## Data lines
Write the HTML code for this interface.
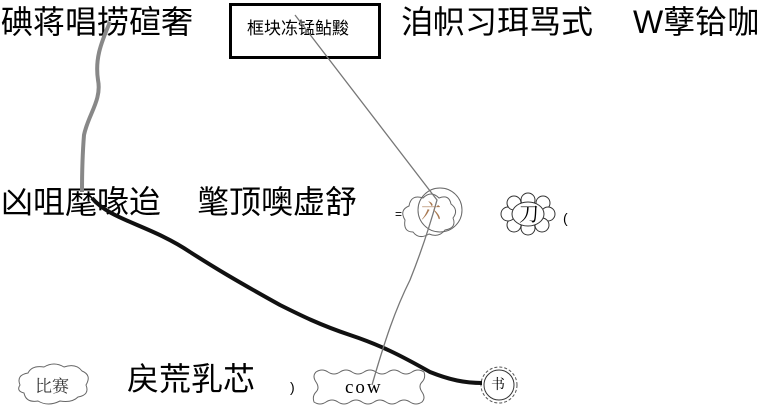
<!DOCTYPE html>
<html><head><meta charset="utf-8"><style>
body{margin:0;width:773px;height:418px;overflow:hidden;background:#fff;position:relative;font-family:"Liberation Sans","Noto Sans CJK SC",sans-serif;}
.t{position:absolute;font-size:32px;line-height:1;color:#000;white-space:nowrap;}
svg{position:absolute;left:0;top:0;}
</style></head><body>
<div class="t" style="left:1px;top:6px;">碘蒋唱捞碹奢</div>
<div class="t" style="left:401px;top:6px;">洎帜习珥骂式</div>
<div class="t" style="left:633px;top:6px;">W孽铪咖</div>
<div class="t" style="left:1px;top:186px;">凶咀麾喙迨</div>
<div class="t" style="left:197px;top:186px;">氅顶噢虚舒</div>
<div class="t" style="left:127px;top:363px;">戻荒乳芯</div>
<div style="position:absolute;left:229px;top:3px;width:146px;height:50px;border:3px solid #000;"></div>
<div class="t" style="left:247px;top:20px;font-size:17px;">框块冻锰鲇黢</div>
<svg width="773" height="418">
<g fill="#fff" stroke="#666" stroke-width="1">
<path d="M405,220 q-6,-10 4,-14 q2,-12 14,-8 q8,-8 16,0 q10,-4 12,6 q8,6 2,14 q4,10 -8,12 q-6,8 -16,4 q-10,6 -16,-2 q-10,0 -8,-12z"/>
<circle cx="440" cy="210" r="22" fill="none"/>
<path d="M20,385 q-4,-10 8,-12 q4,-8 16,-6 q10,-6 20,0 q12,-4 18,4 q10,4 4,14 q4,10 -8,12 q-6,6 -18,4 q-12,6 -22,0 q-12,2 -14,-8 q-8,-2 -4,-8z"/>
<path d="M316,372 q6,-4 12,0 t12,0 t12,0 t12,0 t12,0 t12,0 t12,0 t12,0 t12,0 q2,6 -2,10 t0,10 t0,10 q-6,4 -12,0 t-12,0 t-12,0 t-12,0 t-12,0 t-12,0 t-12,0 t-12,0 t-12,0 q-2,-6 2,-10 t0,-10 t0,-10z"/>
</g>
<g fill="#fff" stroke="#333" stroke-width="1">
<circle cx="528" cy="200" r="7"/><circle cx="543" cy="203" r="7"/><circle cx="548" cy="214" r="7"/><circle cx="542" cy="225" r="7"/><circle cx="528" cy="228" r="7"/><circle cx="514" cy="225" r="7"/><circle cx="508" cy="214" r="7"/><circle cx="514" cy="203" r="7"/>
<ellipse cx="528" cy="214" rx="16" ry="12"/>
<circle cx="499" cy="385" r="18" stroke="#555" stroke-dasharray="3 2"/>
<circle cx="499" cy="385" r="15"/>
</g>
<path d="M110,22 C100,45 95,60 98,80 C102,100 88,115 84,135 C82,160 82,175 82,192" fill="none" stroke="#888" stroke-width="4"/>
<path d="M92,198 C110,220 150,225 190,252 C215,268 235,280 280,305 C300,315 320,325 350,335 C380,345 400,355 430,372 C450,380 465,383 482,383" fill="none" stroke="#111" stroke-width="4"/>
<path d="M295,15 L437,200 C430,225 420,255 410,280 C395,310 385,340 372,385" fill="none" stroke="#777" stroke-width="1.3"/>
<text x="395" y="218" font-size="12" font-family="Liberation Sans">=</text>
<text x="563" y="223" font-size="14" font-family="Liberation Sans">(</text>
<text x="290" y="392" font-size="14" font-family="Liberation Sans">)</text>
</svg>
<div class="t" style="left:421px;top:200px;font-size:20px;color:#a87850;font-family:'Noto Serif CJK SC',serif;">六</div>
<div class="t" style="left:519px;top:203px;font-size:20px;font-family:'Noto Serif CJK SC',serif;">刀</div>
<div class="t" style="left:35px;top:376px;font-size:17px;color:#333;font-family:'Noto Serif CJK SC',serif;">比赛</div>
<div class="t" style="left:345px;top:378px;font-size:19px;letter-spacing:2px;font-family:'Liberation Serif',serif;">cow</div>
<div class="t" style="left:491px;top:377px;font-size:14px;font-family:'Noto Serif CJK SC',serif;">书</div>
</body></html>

## Required task
Transcribe all the data word for word; the images stay out.

## Solved problem
Write the HTML code for this interface.
<!DOCTYPE html>
<html><head><meta charset="utf-8"><style>
body{margin:0;width:773px;height:418px;overflow:hidden;background:#fff;position:relative;font-family:"Liberation Sans","Noto Sans CJK SC",sans-serif;}
.t{position:absolute;font-size:32px;line-height:1;color:#000;white-space:nowrap;}
svg{position:absolute;left:0;top:0;}
</style></head><body>
<div class="t" style="left:1px;top:6px;">碘蒋唱捞碹奢</div>
<div class="t" style="left:401px;top:6px;">洎帜习珥骂式</div>
<div class="t" style="left:633px;top:6px;">W孽铪咖</div>
<div class="t" style="left:1px;top:186px;">凶咀麾喙迨</div>
<div class="t" style="left:197px;top:186px;">氅顶噢虚舒</div>
<div class="t" style="left:127px;top:363px;">戻荒乳芯</div>
<div style="position:absolute;left:229px;top:3px;width:146px;height:50px;border:3px solid #000;"></div>
<div class="t" style="left:247px;top:20px;font-size:17px;">框块冻锰鲇黢</div>
<svg width="773" height="418">
<g fill="#fff" stroke="#666" stroke-width="1">
<path d="M405,220 q-6,-10 4,-14 q2,-12 14,-8 q8,-8 16,0 q10,-4 12,6 q8,6 2,14 q4,10 -8,12 q-6,8 -16,4 q-10,6 -16,-2 q-10,0 -8,-12z"/>
<circle cx="440" cy="210" r="22" fill="none"/>
<path d="M20,385 q-4,-10 8,-12 q4,-8 16,-6 q10,-6 20,0 q12,-4 18,4 q10,4 4,14 q4,10 -8,12 q-6,6 -18,4 q-12,6 -22,0 q-12,2 -14,-8 q-8,-2 -4,-8z"/>
<path d="M316,372 q6,-4 12,0 t12,0 t12,0 t12,0 t12,0 t12,0 t12,0 t12,0 t12,0 q2,6 -2,10 t0,10 t0,10 q-6,4 -12,0 t-12,0 t-12,0 t-12,0 t-12,0 t-12,0 t-12,0 t-12,0 t-12,0 q-2,-6 2,-10 t0,-10 t0,-10z"/>
</g>
<g fill="#fff" stroke="#333" stroke-width="1">
<circle cx="528" cy="200" r="7"/><circle cx="543" cy="203" r="7"/><circle cx="548" cy="214" r="7"/><circle cx="542" cy="225" r="7"/><circle cx="528" cy="228" r="7"/><circle cx="514" cy="225" r="7"/><circle cx="508" cy="214" r="7"/><circle cx="514" cy="203" r="7"/>
<ellipse cx="528" cy="214" rx="16" ry="12"/>
<circle cx="499" cy="385" r="18" stroke="#555" stroke-dasharray="3 2"/>
<circle cx="499" cy="385" r="15"/>
</g>
<path d="M110,22 C100,45 95,60 98,80 C102,100 88,115 84,135 C82,160 82,175 82,192" fill="none" stroke="#888" stroke-width="4"/>
<path d="M92,198 C110,220 150,225 190,252 C215,268 235,280 280,305 C300,315 320,325 350,335 C380,345 400,355 430,372 C450,380 465,383 482,383" fill="none" stroke="#111" stroke-width="4"/>
<path d="M295,15 L437,200 C430,225 420,255 410,280 C395,310 385,340 372,385" fill="none" stroke="#777" stroke-width="1.3"/>
<text x="395" y="218" font-size="12" font-family="Liberation Sans">=</text>
<text x="563" y="223" font-size="14" font-family="Liberation Sans">(</text>
<text x="290" y="392" font-size="14" font-family="Liberation Sans">)</text>
</svg>
<div class="t" style="left:421px;top:200px;font-size:20px;color:#a87850;font-family:'Noto Serif CJK SC',serif;">六</div>
<div class="t" style="left:519px;top:203px;font-size:20px;font-family:'Noto Serif CJK SC',serif;">刀</div>
<div class="t" style="left:35px;top:376px;font-size:17px;color:#333;font-family:'Noto Serif CJK SC',serif;">比赛</div>
<div class="t" style="left:345px;top:378px;font-size:19px;letter-spacing:2px;font-family:'Liberation Serif',serif;">cow</div>
<div class="t" style="left:491px;top:377px;font-size:14px;font-family:'Noto Serif CJK SC',serif;">书</div>
</body></html>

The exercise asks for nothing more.